On the topic of apps, here are some fairly new ones (i.e. I have been using them for less than 5 years) that are passing the test of time, with honors:

  • Tot, which is still my default for digital note-taking on the both the Mac and on iOS
  • Flighty, which is invaluable for those flying in the US. Alas, it is not as useful, I have been finding out this summer, for travel in Europe. Those Europeans are not very good at updating their systems.
  • The Cardhop/Fantastical combo, without which I could not imagine juggling between four different contact lists and a half-dozen calendars.
  • MarsEdit, which I missed out on listing initially even as I was using it to write this very post. It is that essential that I consider it a part of the OS at this point.
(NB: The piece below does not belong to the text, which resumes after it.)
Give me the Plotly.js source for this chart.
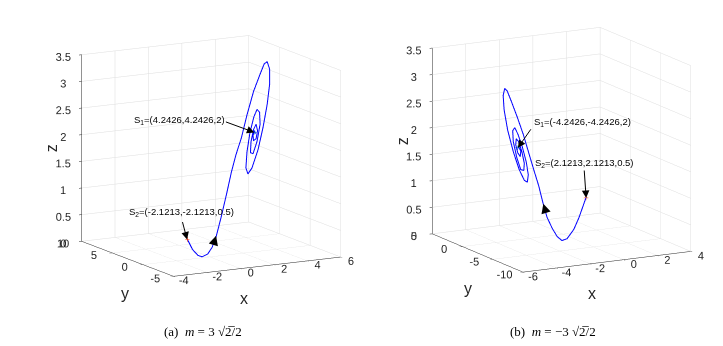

And the apps that make me stick to the Mac even though I entertain from time to time the possibility of switching over to Linux:

As much as I like the Mac hardware and the sleek aluminum esthetics, it is the software listed above that keeps me in the ecosystem. None of it is made by Apple.


The most recent issue of the FT Weekend Magazine is about games of all kinds, but the highlight is a massive article about the tragedy of Disco Elysium. It is depressing throughout, with a glimmer of hope buried near the end:

Kurvitz is making his next game at a new studio, Red Info, with Aleksander Rostov, Helen Hindpere and Chris Avellone, lead writer of the 1999 video game Planescape: Torment, a huge influence on Disco. “[Kurvitz] felt that Disco was the project in his head, and once he was cut off from the franchise, he was worried he didn’t have any other ideas in him,” Avellone told me. “I felt that was bullshit . . . Robert’s too creative to simply ‘not’ create something or rely on a single world idea in his head.”

Creators of Planescape: Torment and Disco Elysium working together on a new game? Be still, my heart.


Just another ("AI") Friday

And with these four links I hereby declare a moratorium on LLM-related matters on this blog, until further notice.


For a contrarian take on LLMs as intelligent machines, here is Alexey Guzey saying that:

  • ChatGPT understands what it reads
  • LLMs are creative
  • Compression is intelligence and ChatGPT compresses really well
  • The idea of AGI is stupid
  • It doesn’t matter if AGI is real or not

I remain dubious.


An important note from Dave Winer:

I say ChatGPT instead of “AI” because I’m not comfortable characterizing it as intelligence. Deeper you get into it you learn that these beings whatever they are have serious character flaws that are counter-intelligent.

Exactly. LLMs are closer in intelligence to a screwdriver than to a human.


Flighty does not seem to be as up-to-date traveling internationally as it is on domestic flights. The IST airport departures board had our flight listed as delayed as soon as we got there, yet the app thought everything was fine. Trust no one.


Casey Handmer on LLMs:

Every time one of the labs releases an updated model I give it a thorough shakedown on physics, in the style of the oral examination that is still used in Europe and a few other places. Claude, Grok, Gemini, and GPT are all advancing by leaps and bounds on a wide variety of evals, some of which include rather advanced or technical questions in both math and science, including Physics Olympiad-style problems, or grad school qualifying exams.

And yet, none of these models would be able to pass the physicist Turing test. It’s not even a matter of knowledge, I know of reasonably talented middle schoolers with no specialized physics training who could reason and infer on some of these basic questions in a much more fluent and intuitive way.

Alexander the Great had Aristotle, some poor kid will have a brain-dead version of Wheatley.

(Casey’s post is deeper than simple LLM-trashing for he gives the actual 8-step process of reasoning through physics problems, so please do read the whole thing.)